_PROBLEM DESCRIPTION_
From the entries below, gather each line containing the word "that".

====== RECORDS TO PROCESS

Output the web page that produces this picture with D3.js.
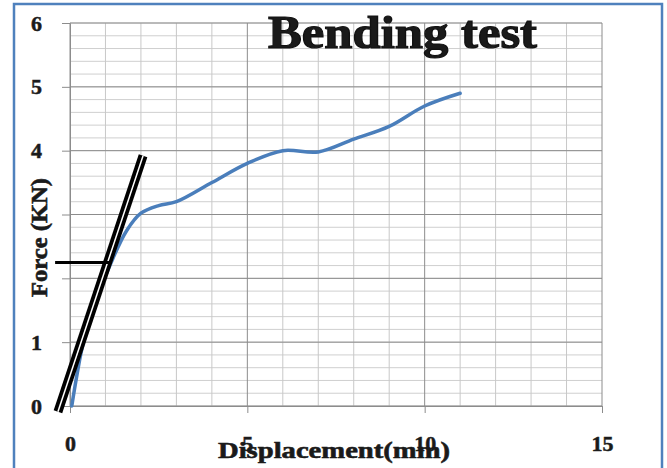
<!DOCTYPE html>
<html>
<head>
<meta charset="utf-8">
<script src="https://cdn.jsdelivr.net/npm/d3@7"></script>
<style>
  body { margin: 0; background: #fff; }
  text { font-family: "Liberation Serif", "Times New Roman", serif; font-weight: bold; fill: #1a1a1a; }
</style>
</head>
<body>
<svg id="chart" width="667" height="468"></svg>
<script>
// curve
var displacement = [0.05, 0.2, 0.38, 0.8, 1.2, 1.6, 2.0, 2.5, 3.0, 4.0, 5.0, 6.0, 7.0, 8.0, 9.0, 10.0, 11.0];
var force =        [0.0, 0.5, 1.0, 1.75, 2.3, 2.75, 3.02, 3.14, 3.2, 3.5, 3.8, 4.0, 3.98, 4.18, 4.38, 4.7, 4.9];
var xTicks = [0, 5, 10, 15];
var yTicks = [0, 1, 2, 3, 4, 5, 6];
var yLabels = ["0", "1", "", "", "4", "5", "6"]; // 2 and 3 are covered in the picture
// drawn annotation lines (data units)
var slopeLine = [[-0.34, -0.09], [2.06, 3.92]];
var yieldLine = [[-0.42, 2.25], [1.18, 2.25]];

var svg = d3.select("#chart");

// outer frame
svg.append("rect")
    .attr("x", 14).attr("y", 4)
    .attr("width", 648).attr("height", 470)
    .attr("fill", "#fff")
    .attr("stroke", "#4f81bd")
    .attr("stroke-width", 2.5);

var x = d3.scaleLinear().domain([0, 15]).range([70, 602]);
var y = d3.scaleLinear().domain([0, 6]).range([406, 23]);

// minor horizontal grid
var minor = d3.range(0, 6.001, 0.2);
svg.append("g").selectAll("line")
    .data(minor)
    .enter().append("line")
    .attr("x1", x(0)).attr("x2", x(15))
    .attr("y1", function (d) { return y(d); })
    .attr("y2", function (d) { return y(d); })
    .attr("stroke", "#cfcfcf").attr("stroke-width", 1);

// vertical grid
svg.append("g").selectAll("line")
    .data(d3.range(0, 16))
    .enter().append("line")
    .attr("x1", function (d) { return x(d); })
    .attr("x2", function (d) { return x(d); })
    .attr("y1", y(0)).attr("y2", y(6))
    .attr("stroke", function (d) { return d % 5 == 0 ? "#8c8c8c" : "#c8c8c8"; })
    .attr("stroke-width", 1);

// major horizontal grid
svg.append("g").selectAll("line")
    .data(yTicks)
    .enter().append("line")
    .attr("x1", x(0)).attr("x2", x(15))
    .attr("y1", function (d) { return y(d); })
    .attr("y2", function (d) { return y(d); })
    .attr("stroke", "#8c8c8c").attr("stroke-width", 1);

// axes
var yAxis = svg.append("g")
    .attr("transform", "translate(" + x(0) + ",0)")
    .call(d3.axisLeft(y).tickValues(yTicks).tickSize(8).tickSizeOuter(0)
        .tickPadding(20).tickFormat(function (d, i) { return yLabels[i]; }));
var xAxis = svg.append("g")
    .attr("transform", "translate(0," + y(0) + ")")
    .call(d3.axisBottom(x).tickValues(xTicks).tickSize(7).tickSizeOuter(0)
        .tickPadding(22).tickFormat(d3.format("d")));
[yAxis, xAxis].forEach(function (a) {
    a.select(".domain").attr("stroke", "#8c8c8c");
    a.selectAll(".tick line").attr("stroke", "#8c8c8c");
    a.selectAll(".tick text")
        .style("font-family", "'Liberation Serif', serif")
        .style("font-weight", "bold")
        .attr("fill", "#222")
        .attr("stroke", "#222").attr("stroke-width", 0.5)
        .attr("font-size", 22);
});

// data curve
var line = d3.line()
    .x(function (d, i) { return x(displacement[i]); })
    .y(function (d) { return y(d); })
    .curve(d3.curveCatmullRom.alpha(0.5));
svg.append("path")
    .datum(force)
    .attr("d", line)
    .attr("fill", "none")
    .attr("stroke", "#4a7ebb")
    .attr("stroke-width", 3.5)
    .attr("stroke-linecap", "round");

// annotation: double black slope line and yield line
var ann = d3.line()
    .x(function (d) { return x(d[0]); })
    .y(function (d) { return y(d[1]); });
svg.append("path").attr("d", ann(slopeLine))
    .attr("stroke", "#000").attr("stroke-width", 9).attr("fill", "none");
svg.append("path").attr("d", ann(slopeLine))
    .attr("stroke", "#fff").attr("stroke-width", 1.5).attr("fill", "none");
svg.append("path").attr("d", ann(yieldLine))
    .attr("stroke", "#000").attr("stroke-width", 3).attr("fill", "none");

// titles
svg.append("text")
    .attr("x", 268).attr("y", 48)
    .attr("font-size", 46)
    .attr("textLength", 269)
    .attr("lengthAdjust", "spacingAndGlyphs")
    .attr("fill", "#111")
    .attr("stroke", "#111").attr("stroke-width", 1.2)
    .text("Bending test");

svg.append("text")
    .attr("x", 218).attr("y", 458)
    .attr("font-size", 23)
    .attr("textLength", 232)
    .attr("lengthAdjust", "spacingAndGlyphs")
    .attr("stroke", "#1a1a1a").attr("stroke-width", 0.6)
    .text("Displacement(mm)");

svg.append("text")
    .attr("transform", "translate(47,297) rotate(-90)")
    .attr("font-size", 23)
    .attr("textLength", 119)
    .attr("lengthAdjust", "spacingAndGlyphs")
    .attr("stroke", "#1a1a1a").attr("stroke-width", 0.6)
    .text("Force (KN)");
</script>
</body>
</html>
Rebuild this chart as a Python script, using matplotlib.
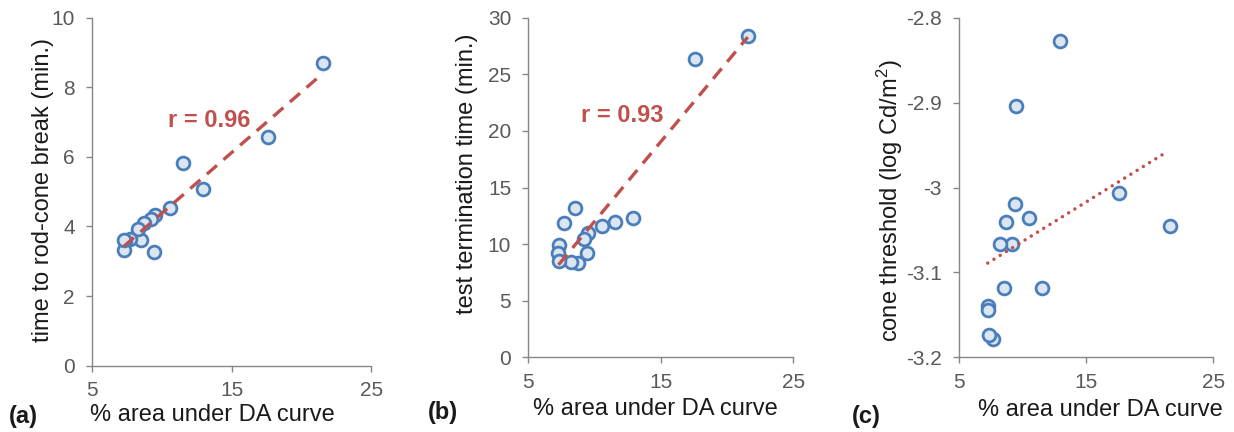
#!/usr/bin/env python

import matplotlib
matplotlib.use("Agg")
import matplotlib.pyplot as plt     # https://matplotlib.org
import numpy as np

# % area under DA curve, one value per subject (shared by all three panels)
area_pct = [21.57, 17.58, 12.94, 11.54, 10.56, 9.52, 9.45, 9.22,
            8.74, 8.53, 8.26, 7.72, 7.35, 7.28, 7.30]

# (a) time to rod-cone break (min.)
rod_cone_break = [8.69, 6.58, 5.08, 5.83, 4.52, 4.33, 3.27, 4.22,
                  4.11, 3.61, 3.93, 3.63, 3.59, 3.32, 3.60]

# (b) test termination time (min.)
termination_time = [28.38, 26.40, 12.28, 11.98, 11.60, 10.95, 9.19, 10.42,
                    8.36, 13.16, 8.45, 11.84, 9.92, 9.19, 8.53]

# (c) cone threshold (log Cd/m2)
cone_threshold = [-3.045, -3.007, -2.827, -3.118, -3.036, -2.904, -3.019, -3.066,
                  -3.041, -3.118, -3.067, -3.179, -3.174, -3.140, -3.144]

r_labels = ["r = 0.96", "r = 0.93", None]
x_ticks = [5, 15, 25]

EDGE = "#4A7EBB"
FACE = "#DCE6F2"
RED = "#C0504D"
GRAY = "#868686"
TICK_TXT = "#595959"

plt.rcParams["font.family"] = ["Liberation Sans", "DejaVu Sans"]
plt.rcParams["axes.unicode_minus"] = False
plt.rcParams["mathtext.default"] = "regular"


def style_axes(ax):
    for side in ("top", "right"):
        ax.spines[side].set_visible(False)
    for side in ("left", "bottom"):
        ax.spines[side].set_color(GRAY)
        ax.spines[side].set_linewidth(1.0)
    ax.tick_params(direction="out", length=4.3, width=1.0, color=GRAY,
                   labelcolor=TICK_TXT, labelsize=15)
    ax.tick_params(axis="x", pad=7)
    ax.tick_params(axis="y", pad=8)


def main():
    fig = plt.figure(figsize=(12.34, 4.32), dpi=100)

    ax_a = fig.add_axes([0.0746, 0.1535, 0.2261, 0.8056])
    ax_b = fig.add_axes([0.4281, 0.1729, 0.2147, 0.7860])
    ax_c = fig.add_axes([0.7769, 0.1729, 0.2063, 0.7860])

    x = np.array(area_pct)
    panels = [
        (ax_a, rod_cone_break, "time to rod-cone break (min.)", (0, 10), np.arange(0, 11, 2)),
        (ax_b, termination_time, "test termination time (min.)", (0, 30), np.arange(0, 31, 5)),
        (ax_c, cone_threshold, "cone threshold (log Cd/m$^2$)", (-3.2, -2.8), [-3.2, -3.1, -3.0, -2.9, -2.8]),
    ]

    for i, (ax, yvals, ylabel, ylim, yticks) in enumerate(panels):
        y = np.array(yvals)

        # linear trendline over the data range
        slope, icpt = np.polyfit(x, y, 1)
        xs = np.array([x.min(), x.max()])
        if i < 2:
            ax.plot(xs, slope * xs + icpt, color=RED, lw=2.4,
                    dashes=(4, 2.6), zorder=3)
        else:
            xs = np.array([x.min(), 21.2])
            ax.plot(xs, slope * xs + icpt, color=RED, lw=2.5,
                    linestyle=(0, (0.01, 2.1)), dash_capstyle="round", zorder=3)

        ax.scatter(x, y, s=85, facecolor=FACE, edgecolor=EDGE,
                   linewidths=2.0, zorder=2)

        ax.set_xlim(5, 25)
        ax.set_xticks(x_ticks)
        ax.set_ylim(*ylim)
        ax.set_yticks(yticks)
        if i == 2:
            ax.set_yticklabels([f"{t:g}" for t in yticks])
        style_axes(ax)

        ax.set_xlabel("% area under DA curve", fontsize=17, color="#1a1a1a")
        ax.set_ylabel(ylabel, fontsize=17, color="#1a1a1a")
        ax.xaxis.label.set_va("center")
        ax.yaxis.label.set_va("center")

    # r values
    ax_a.text(10.45, 7.05, r_labels[0], color=RED, fontsize=17,
              fontweight="bold", va="center")
    ax_b.text(9.0, 21.4, r_labels[1], color=RED, fontsize=17,
              fontweight="bold", va="center")

    # label positions (axes fraction)
    ax_a.xaxis.set_label_coords(0.432, -0.142)
    ax_b.xaxis.set_label_coords(0.478, -0.153)
    ax_c.xaxis.set_label_coords(0.558, -0.155)
    ax_a.yaxis.set_label_coords(-0.175, 0.505)
    ax_b.yaxis.set_label_coords(-0.233, 0.540)
    ax_c.yaxis.set_label_coords(-0.270, 0.460)

    # panel letters
    for px, py, lab in [(23, 417, "(a)"), (443, 413, "(b)"), (866, 417, "(c)")]:
        fig.text(px / 1234, 1 - py / 432, lab, fontsize=17, fontweight="bold",
                 ha="center", va="center", color="#1a1a1a")

    fig.savefig("out.png", dpi=100)


if __name__ == "__main__":
    main()
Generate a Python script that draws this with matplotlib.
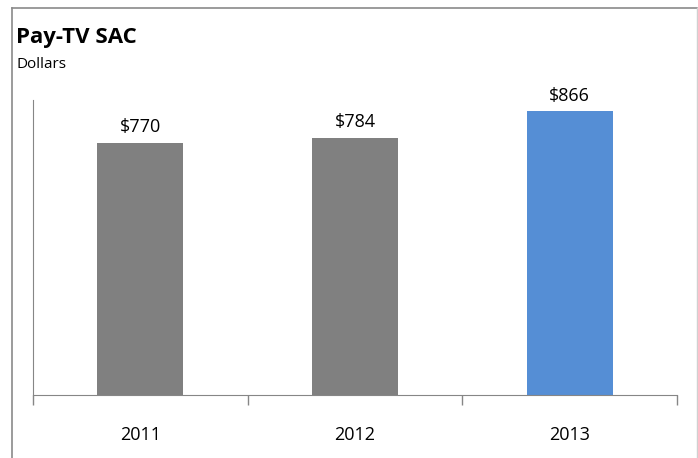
import matplotlib.pyplot as plt
import numpy as np
from matplotlib.lines import Line2D

years = ['2011', '2012', '2013']
sac = [770, 784, 866]
bar_colors = ['#808080', '#808080', '#558ED5']

plt.rcParams['font.family'] = ['Open Sans', 'DejaVu Sans']

W, H = 698, 458
fig = plt.figure(figsize=(W / 100, H / 100), dpi=100)

# axes box in pixels: left 33, right 677, top 100, bottom 395
ax = fig.add_axes([33 / W, 1 - 395 / H, (677 - 33) / W, (395 - 100) / H])

x = np.arange(len(years))
ax.bar(x, sac, width=0.4, color=bar_colors)
for xi, v in zip(x, sac):
    ax.text(xi, v + 20, f'${v}', ha='center', va='bottom', fontsize=13)

ax.set_xlim(-0.5, len(years) - 0.5)
ax.set_ylim(0, 900)
ax.set_yticks([])
ax.set_xticks(np.arange(len(years) + 1) - 0.5)
ax.set_xticklabels([])
ax.set_xticks(x, minor=True)
ax.set_xticklabels(years, minor=True, fontsize=13)
ax.tick_params(axis='x', which='major', length=7, color='#868686', width=1)
ax.tick_params(axis='x', which='minor', length=0, pad=22)
for s in ['top', 'right']:
    ax.spines[s].set_visible(False)
for s in ['left', 'bottom']:
    ax.spines[s].set_color('#868686')

# outer frame (top and left visible, right faint)
fig.add_artist(Line2D([12 / W, 12 / W], [0, 1 - 7.5 / H], transform=fig.transFigure, color='#8a8a8a', lw=1.2))
fig.add_artist(Line2D([12 / W, 697 / W], [1 - 7.5 / H, 1 - 7.5 / H], transform=fig.transFigure, color='#8a8a8a', lw=1.2))
fig.add_artist(Line2D([697 / W, 697 / W], [0, 1 - 7.5 / H], transform=fig.transFigure, color='#d0d0d0', lw=1))

fig.text(16 / W, 1 - 38 / H, 'Pay-TV SAC', fontsize=16, fontweight='bold', va='center')
fig.text(16 / W, 1 - 64 / H, 'Dollars', fontsize=11, va='center')

fig.savefig('out.png', dpi=100)
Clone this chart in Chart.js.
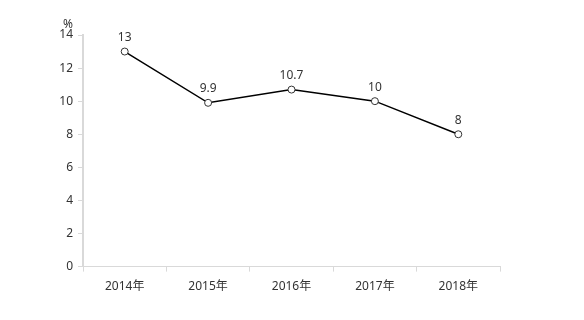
<!DOCTYPE html>
<html>
<head>
<meta charset="utf-8">
<script src="https://cdn.jsdelivr.net/npm/chart.js@4"></script>
<style>
  html, body { margin: 0; padding: 0; background: #fff; }
  #wrap { width: 584px; height: 320px; position: relative; }
</style>
</head>
<body>
<div id="wrap"><canvas id="chart"></canvas></div>
<script>
var years = ['2014年', '2015年', '2016年', '2017年', '2018年'];
var rates = [13, 9.9, 10.7, 10, 8];
var yUnit = '%';

var FONT = '"Noto Sans", "Noto Sans CJK SC", sans-serif';

// labels above each point
var pointLabels = {
	id: 'pointLabels',
	afterDatasetsDraw: function(chart) {
		var ctx = chart.ctx,
			meta = chart.getDatasetMeta(0);
		ctx.save();
		ctx.font = '12px ' + FONT;
		ctx.fillStyle = '#333';
		ctx.textAlign = 'center';
		ctx.textBaseline = 'bottom';
		meta.data.forEach(function(pt, i) {
			ctx.fillText(String(rates[i]), pt.x, pt.y - 8);
		});
		// unit over the y axis
		var y = chart.scales.y;
		ctx.textAlign = 'right';
		ctx.fillText(yUnit, y.right - 10, y.top - 4);
		ctx.restore();
	}
};

new Chart(document.getElementById('chart'), {
	type: 'line',
	data: {
		labels: years,
		datasets: [{
			data: rates,
			borderColor: '#000',
			borderWidth: 1.5,
			tension: 0,
			pointStyle: 'circle',
			pointRadius: 3.5,
			pointBorderWidth: 1,
			pointBorderColor: '#333',
			pointBackgroundColor: '#fff'
		}]
	},
	options: {
		responsive: true,
		maintainAspectRatio: false,
		animation: false,
		layout: { padding: { left: 0, top: 35, right: 84, bottom: 18 } },
		plugins: {
			legend: { display: false },
			tooltip: { enabled: false }
		},
		scales: {
			x: {
				offset: true,
				grid: {
					offset: true,
					drawOnChartArea: false,
					color: '#d9d9d9',
					tickLength: 5
				},
				border: { color: '#d9d9d9', width: 1 },
				ticks: {
					color: '#333',
					font: { family: FONT, size: 12 },
					padding: 8,
					maxRotation: 0
				}
			},
			y: {
				min: 0,
				max: 14,
				afterFit: function(scale) { scale.width = 83; },
				grid: {
					drawOnChartArea: false,
					color: '#d9d9d9',
					tickLength: 5
				},
				border: { color: '#d9d9d9', width: 2 },
				ticks: {
					stepSize: 2,
					color: '#333',
					font: { family: FONT, size: 12 },
					padding: 5
				}
			}
		}
	},
	plugins: [pointLabels]
});
</script>
</body>
</html>
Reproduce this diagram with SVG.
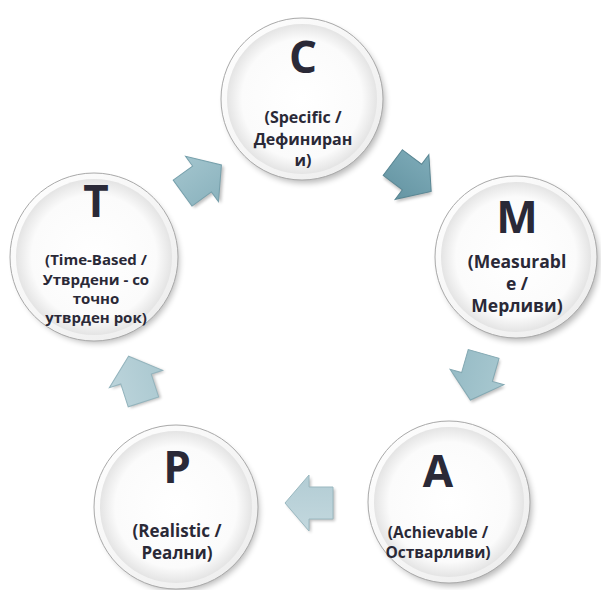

============

_OUTPUT FOR THIS TASK_
Output the web page that produces this picture with D3.js.
Generate a Python script that draws this with matplotlib.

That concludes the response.